Roméo Bouchard entend l’écho de Bernard Demers:«Nous reste que le cimetière»

À propos du zonage agricole qui semble préoccuper de plus en plus de monde dans la société civile au Québec, Roméo Bouchard, ancien président de l’Union paysanne et auteur de nombreux livres dont les deux derniers : L’UPA, un monopole qui a fait son temps et Gens de mon pays a publié récemment sur sa page Facebook un texte de Bernard Demers qu’il juge «bref et cinglant» mais juste.

«Cet article de Bernard Demers, conseiller municipal et agriculteur de Béthanie (MRC Acton Vale), résume parfaitement l'absurdité de la gestion du zonage agricole et l'urgence de la modifier, comme le recommandait le Rapport Prononost et le Rapport Ouimet. Mais aucun politicien ne bougera parce que l'UPA protège férocement son parc industriel», de déclarer Roméo Bouchard.

Voici ce qu’écrivait le 12 juillet dernier Bernard Demers dans Le Devoir:

«Récemment, des municipalités ont demandé une révision de la Loi sur la protection du territoire agricole. En réponse, des écologistes [Fondation Susuki, Karel Mayrand] et l'Union des producteurs agricoles (UPA) dénoncent l'étalement urbain et souhaitent, au contraire, un renforcement de la loi dans son esprit actuel. Or la réalité n'est pas si simple.

Depuis 40 ans maintenant, on protège les terres agricoles. Dans les faits, pendant cette période, j'ai vu Brossard se construire sur des terres de grande qualité, j'ai vu Repentigny rejoindre L'Assomption tout au long de la 40, j'ai vu Beloeil faire pousser des maisons et des centres commerciaux en pleins champs, tout comme Drummondville. J'ai entendu le discours des régions qui se servent de l'enjeu de la ruralité pour être mieux financées, j'ai lu les propos des uns et des autres pour défendre une agriculture répondant aux besoins des Québécois. Mais surtout, j'ai vu et entendu mon village mourir.

Mon village meurt parce que la loi interdit de rebâtir une maison après un délai d'un an.
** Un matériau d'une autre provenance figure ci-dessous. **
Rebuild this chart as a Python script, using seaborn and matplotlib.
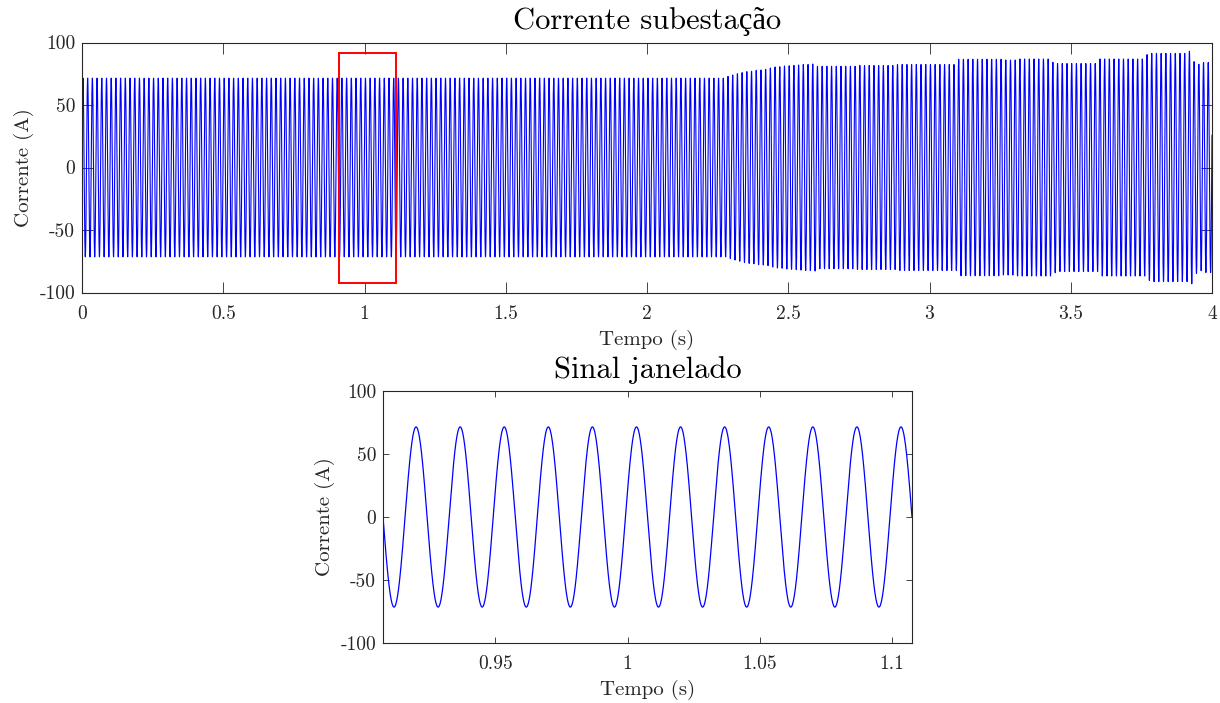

Mon village meurt parce que la loi interdit de prendre une grande terre inculte de 100 hectares (1km carré) pour en faire quatre terres de 23 hectares pouvant être achetées ou exploitées par des jeunes de la relève voulant faire de la culture maraîchère, ou de petits fruits, ou du fromage. Mon village meurt parce que nous ne pouvons pas accueillir de nouvelles familles qui voudraient venir y habiter. Alors l'école a fermé. Alors l'église a été vendue. Ne nous reste que le cimetière.

Ce que je constate, c'est que la loi, en 40 ans, n'a même pas protégé les terres agricoles autour des grandes villes, n'a pas empêché l'étalement urbain, mais a tué et continue à tuer le milieu rural.

Je suis pour la protection du territoire agricole, je suis contre l'étalement urbain, mais je suis d'abord pour la sauvegarde de la ruralité. La Loi sur la protection du territoire agricole a été pensée et votée à une époque où l'aménagement du territoire consistait à séparer les fonctions plutôt qu'à en favoriser la mixité, à produire des aliments de manière industrielle plutôt que de manière artisanale, à déplacer des produits de façon massive plutôt que de penser locavore (manger localement).

Le monde a changé. Je veux sauver mon village et la centaine d'autres qui sont aussi en train d'être tués par la loi telle qu'elle est actuellement. Aussi, je demande au premier ministre du Québec et à ses trois émules de s'engager à enclencher des travaux pour que la Loi sur la protection du territoire agricole soit revue et changée pour devenir la Loi sur la protection de la ruralité dès la reprise des travaux parlementaires. Et au président de l'UPA ainsi qu'aux membres de la Fondation David Susuki, je demande d'appuyer cette requête afin que le monde rural reprenne enfin vie».